The political map adds another layer. As of press time, the most likely configuration described in the survey narrative is a Democratic majority in the House of Representatives, with the Senate more likely to remain under Republican control. A generic ballot question in the same poll showed Democrats at 44% and Republicans at 41%. External indicators referenced in the write-up show prediction markets marking the Senate at an even split and nonpartisan race ratings suggesting a difficult path for Democrats to claim that chamber. The same survey shows U.S. President Donald Trump with a net negative job rating—40% somewhat or strongly approving and 60% disapproving—another data point shaping how campaigns calibrate their messages on the economy and technology.

Technology use case

The survey does not enumerate technical deployments, but its side-by-side treatment of AI and crypto speaks to how these fields are increasingly discussed together in market structure debates. In industry conversations, AI is frequently described as a toolkit that can be applied to digital asset markets: for example, to assist in monitoring transaction patterns, inform trading strategies, or help analyze on-chain data for compliance. Conversely, crypto and blockchain are often described as the infrastructure layer that records activity and enforces rules, with policy choices determining how data can be analyzed and what guardrails apply. The survey’s numbers suggest voters may be open to messages that differentiate between these roles, even if they are not prioritizing them above immediate household financial pressures.

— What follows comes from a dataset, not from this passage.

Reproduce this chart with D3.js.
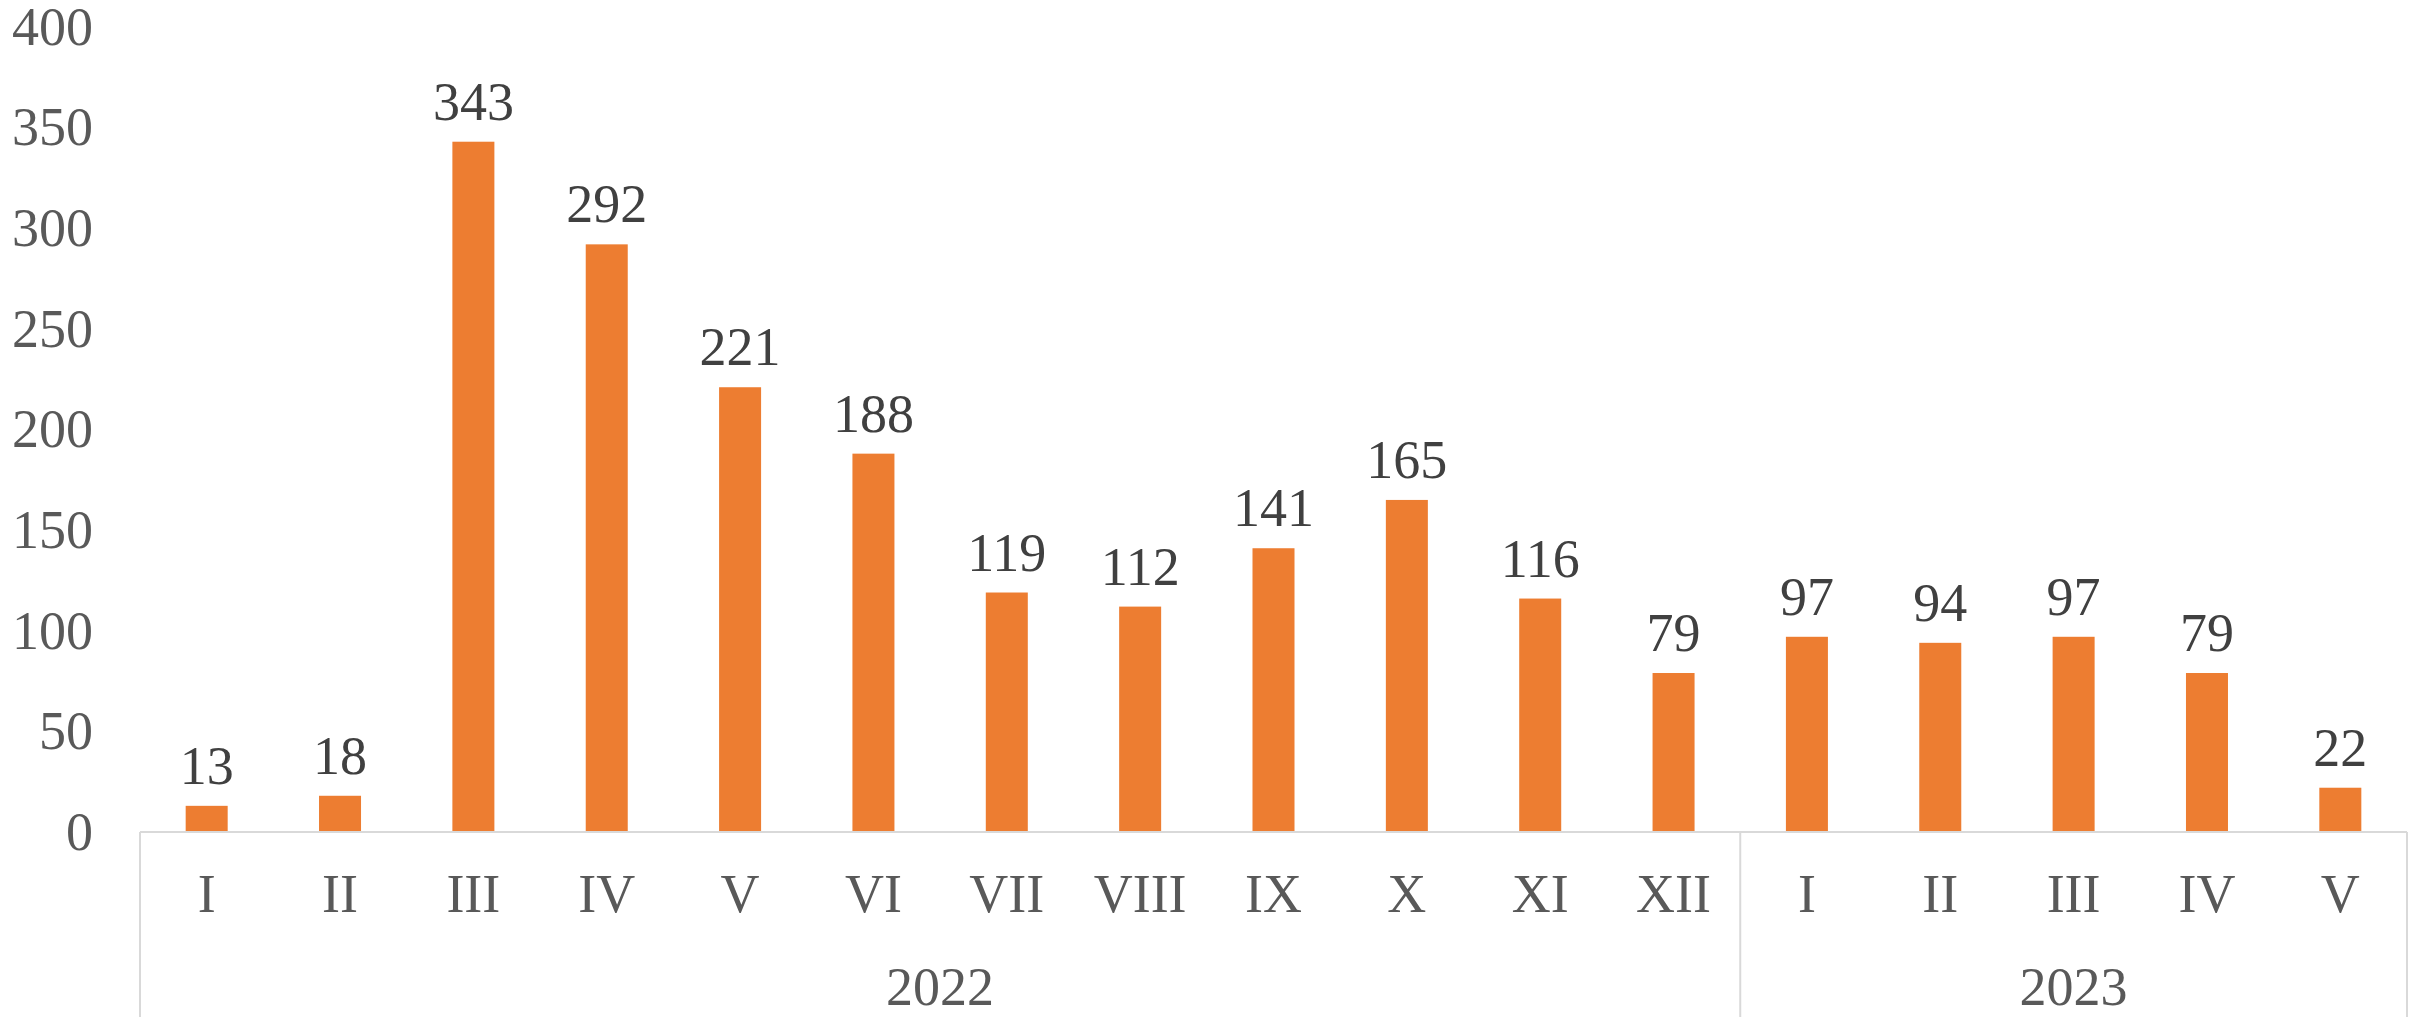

DeFi—described in the poll as finance on the blockchain—remains less familiar terrain to the electorate. Only 60% of respondents reported having heard of it, and just 17% said they held a favorable view. By comparison, crypto as a whole earned a 30% favorability rating, lower than that of Republicans (39%) or Democrats (43%). AI’s near-even split on favorability further highlights how the public narrative around “new tech” is fragmented, with awareness and sentiment varying widely by subcategory.

Industry response

Engagement with digital assets is present but not dominant. Twenty-seven percent of respondents said they had invested in, traded, or used a cryptocurrency. Another 27% had not but might in the future. Among those with holdings, 2% reported more than $10,000 in digital assets, 9% reported between $1,001 and $10,000, and 12% reported $1,000 or less. The politically active segment shows stronger exposure: of those “much more interested” in the 2026 election than in 2022, 49% reported owning $1,000 or more in crypto.

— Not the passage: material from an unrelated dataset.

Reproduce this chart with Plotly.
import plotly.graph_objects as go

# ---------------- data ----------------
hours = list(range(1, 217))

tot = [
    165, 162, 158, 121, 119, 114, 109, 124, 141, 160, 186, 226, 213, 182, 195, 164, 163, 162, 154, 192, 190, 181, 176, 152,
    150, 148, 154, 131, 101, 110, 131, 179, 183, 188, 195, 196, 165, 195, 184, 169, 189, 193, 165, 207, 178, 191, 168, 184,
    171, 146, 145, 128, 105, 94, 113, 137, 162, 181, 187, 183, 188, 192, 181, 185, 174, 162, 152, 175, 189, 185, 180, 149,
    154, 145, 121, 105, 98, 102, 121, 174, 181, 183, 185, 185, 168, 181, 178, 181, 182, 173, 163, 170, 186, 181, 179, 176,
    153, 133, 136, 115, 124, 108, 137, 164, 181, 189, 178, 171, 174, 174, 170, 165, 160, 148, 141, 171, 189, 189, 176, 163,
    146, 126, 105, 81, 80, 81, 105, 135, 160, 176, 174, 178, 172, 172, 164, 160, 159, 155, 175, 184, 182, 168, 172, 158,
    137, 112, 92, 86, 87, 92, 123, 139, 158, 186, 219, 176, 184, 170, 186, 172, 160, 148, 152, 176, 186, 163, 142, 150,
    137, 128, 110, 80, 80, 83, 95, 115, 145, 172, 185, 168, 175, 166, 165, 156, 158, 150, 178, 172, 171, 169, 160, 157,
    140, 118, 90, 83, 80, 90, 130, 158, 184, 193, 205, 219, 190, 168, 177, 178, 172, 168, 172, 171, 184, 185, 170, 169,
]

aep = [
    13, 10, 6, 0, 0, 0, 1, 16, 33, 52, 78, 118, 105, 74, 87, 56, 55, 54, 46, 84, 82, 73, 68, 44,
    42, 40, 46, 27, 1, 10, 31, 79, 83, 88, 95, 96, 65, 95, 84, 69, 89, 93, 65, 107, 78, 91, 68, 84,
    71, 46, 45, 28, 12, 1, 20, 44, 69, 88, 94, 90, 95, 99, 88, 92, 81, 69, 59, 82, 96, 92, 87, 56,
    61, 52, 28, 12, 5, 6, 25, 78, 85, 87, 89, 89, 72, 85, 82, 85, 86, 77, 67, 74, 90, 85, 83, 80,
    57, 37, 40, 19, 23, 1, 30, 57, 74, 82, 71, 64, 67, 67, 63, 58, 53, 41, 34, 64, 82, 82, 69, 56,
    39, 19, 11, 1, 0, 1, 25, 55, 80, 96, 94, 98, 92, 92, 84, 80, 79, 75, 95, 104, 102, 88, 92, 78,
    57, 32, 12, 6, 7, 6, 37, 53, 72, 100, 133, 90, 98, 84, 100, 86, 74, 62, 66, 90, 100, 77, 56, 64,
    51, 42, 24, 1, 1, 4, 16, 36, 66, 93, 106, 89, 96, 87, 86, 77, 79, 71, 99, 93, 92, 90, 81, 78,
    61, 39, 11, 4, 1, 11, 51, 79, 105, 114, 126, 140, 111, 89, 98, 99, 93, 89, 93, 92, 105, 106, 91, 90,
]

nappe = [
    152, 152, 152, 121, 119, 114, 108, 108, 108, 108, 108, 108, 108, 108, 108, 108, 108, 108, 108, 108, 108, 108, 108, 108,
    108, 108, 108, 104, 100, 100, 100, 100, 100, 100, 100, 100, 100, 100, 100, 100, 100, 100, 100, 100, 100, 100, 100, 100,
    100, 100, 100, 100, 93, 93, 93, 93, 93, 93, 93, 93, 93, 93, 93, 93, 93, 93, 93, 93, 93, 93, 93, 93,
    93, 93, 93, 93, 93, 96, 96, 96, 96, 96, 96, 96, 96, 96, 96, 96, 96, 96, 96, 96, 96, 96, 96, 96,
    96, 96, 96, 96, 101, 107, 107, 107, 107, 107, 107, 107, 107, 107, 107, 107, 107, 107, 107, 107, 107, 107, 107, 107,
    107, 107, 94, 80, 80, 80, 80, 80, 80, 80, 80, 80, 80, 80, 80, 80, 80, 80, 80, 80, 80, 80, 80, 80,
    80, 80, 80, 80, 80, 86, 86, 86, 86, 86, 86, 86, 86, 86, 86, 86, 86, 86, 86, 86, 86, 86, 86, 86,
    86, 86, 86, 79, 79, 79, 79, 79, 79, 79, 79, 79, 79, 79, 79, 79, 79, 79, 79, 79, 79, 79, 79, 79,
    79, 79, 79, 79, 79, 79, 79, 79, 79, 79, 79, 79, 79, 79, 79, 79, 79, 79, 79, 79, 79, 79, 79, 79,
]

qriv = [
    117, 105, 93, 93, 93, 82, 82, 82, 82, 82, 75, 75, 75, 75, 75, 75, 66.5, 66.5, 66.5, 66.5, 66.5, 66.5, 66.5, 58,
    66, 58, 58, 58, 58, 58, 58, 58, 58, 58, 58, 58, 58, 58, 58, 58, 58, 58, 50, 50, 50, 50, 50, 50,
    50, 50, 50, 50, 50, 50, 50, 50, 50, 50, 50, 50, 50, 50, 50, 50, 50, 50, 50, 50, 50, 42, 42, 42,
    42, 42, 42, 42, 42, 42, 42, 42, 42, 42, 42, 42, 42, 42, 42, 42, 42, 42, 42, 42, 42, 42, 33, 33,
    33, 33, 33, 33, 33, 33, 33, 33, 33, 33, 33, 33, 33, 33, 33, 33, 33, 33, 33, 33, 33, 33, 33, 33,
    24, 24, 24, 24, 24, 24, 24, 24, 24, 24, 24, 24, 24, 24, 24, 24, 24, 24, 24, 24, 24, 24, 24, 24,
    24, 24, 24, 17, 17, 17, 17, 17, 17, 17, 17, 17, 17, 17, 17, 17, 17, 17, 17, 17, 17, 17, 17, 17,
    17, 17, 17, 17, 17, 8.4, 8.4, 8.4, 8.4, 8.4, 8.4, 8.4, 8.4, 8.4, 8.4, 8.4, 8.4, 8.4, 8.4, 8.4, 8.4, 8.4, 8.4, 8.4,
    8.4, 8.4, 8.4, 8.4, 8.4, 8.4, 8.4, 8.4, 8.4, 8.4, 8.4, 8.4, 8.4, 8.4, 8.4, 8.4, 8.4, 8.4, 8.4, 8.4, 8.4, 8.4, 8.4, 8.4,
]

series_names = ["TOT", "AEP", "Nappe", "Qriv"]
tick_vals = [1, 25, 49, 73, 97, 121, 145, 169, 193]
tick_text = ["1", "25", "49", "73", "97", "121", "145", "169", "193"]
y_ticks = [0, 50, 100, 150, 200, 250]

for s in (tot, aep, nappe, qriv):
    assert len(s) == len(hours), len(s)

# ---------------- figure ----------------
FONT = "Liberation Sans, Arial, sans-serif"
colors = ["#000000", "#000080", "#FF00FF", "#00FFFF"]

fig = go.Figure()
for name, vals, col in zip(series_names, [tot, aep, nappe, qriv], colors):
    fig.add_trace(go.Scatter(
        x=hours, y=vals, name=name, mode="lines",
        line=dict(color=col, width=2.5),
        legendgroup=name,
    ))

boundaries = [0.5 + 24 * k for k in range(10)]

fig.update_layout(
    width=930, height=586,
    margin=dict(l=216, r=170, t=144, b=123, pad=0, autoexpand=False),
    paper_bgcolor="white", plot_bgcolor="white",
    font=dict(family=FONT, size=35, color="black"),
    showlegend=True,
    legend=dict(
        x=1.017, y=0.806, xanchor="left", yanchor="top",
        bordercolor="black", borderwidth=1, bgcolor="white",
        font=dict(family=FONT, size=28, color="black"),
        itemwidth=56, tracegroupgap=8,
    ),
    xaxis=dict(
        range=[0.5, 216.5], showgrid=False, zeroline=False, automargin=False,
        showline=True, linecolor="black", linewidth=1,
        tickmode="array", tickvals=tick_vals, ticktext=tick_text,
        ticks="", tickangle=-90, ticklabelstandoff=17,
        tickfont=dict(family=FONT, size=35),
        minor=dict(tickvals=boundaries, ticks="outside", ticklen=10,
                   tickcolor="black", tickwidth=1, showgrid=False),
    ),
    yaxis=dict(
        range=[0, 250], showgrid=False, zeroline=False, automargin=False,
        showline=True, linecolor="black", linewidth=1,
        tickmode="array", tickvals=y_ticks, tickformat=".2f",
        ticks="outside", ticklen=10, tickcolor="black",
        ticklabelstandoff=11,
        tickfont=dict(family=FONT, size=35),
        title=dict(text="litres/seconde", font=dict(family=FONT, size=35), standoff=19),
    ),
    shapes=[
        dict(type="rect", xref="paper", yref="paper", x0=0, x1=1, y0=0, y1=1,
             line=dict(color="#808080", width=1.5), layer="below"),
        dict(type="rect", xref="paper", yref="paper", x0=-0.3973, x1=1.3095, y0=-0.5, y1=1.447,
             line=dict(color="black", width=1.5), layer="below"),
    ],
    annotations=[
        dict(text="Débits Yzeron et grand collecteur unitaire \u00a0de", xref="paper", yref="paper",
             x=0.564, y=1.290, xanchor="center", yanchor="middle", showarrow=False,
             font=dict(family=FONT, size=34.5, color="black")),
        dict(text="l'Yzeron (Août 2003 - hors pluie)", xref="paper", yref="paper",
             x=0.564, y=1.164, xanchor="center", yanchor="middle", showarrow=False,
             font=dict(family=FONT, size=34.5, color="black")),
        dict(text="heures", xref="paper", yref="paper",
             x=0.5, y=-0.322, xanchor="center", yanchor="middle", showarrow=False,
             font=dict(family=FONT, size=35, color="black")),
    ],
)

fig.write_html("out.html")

Perceptions of party alignment are mixed. Forty-seven percent said Republicans are more supportive of cryptocurrencies, compared with 14% who said Democrats are. Yet trust splits differently: 27% said they trust Democrats more on crypto, 25% said Republicans, and 40% said neither. Roughly 40% said they would be more likely to vote for a candidate who shares their views on crypto, though the survey did not specify whether those views are positive or negative. The disconnect between perceived support and trust suggests voters are separating policy posture from governance confidence—an important distinction for campaigns that discuss AI and crypto together under the banner of technology policy.

Finally, when asked directly about crypto’s importance for 2026, 3% labeled it the “single most” important issue and another 22% called it important—evidence of growing awareness even if it trails economic concerns. CoinDesk plans to release additional data from this survey on Tuesday at Consensus Miami, extending a series that tracks how voters are weighing crypto and, to a lesser degree, AI as midterm campaigning intensifies.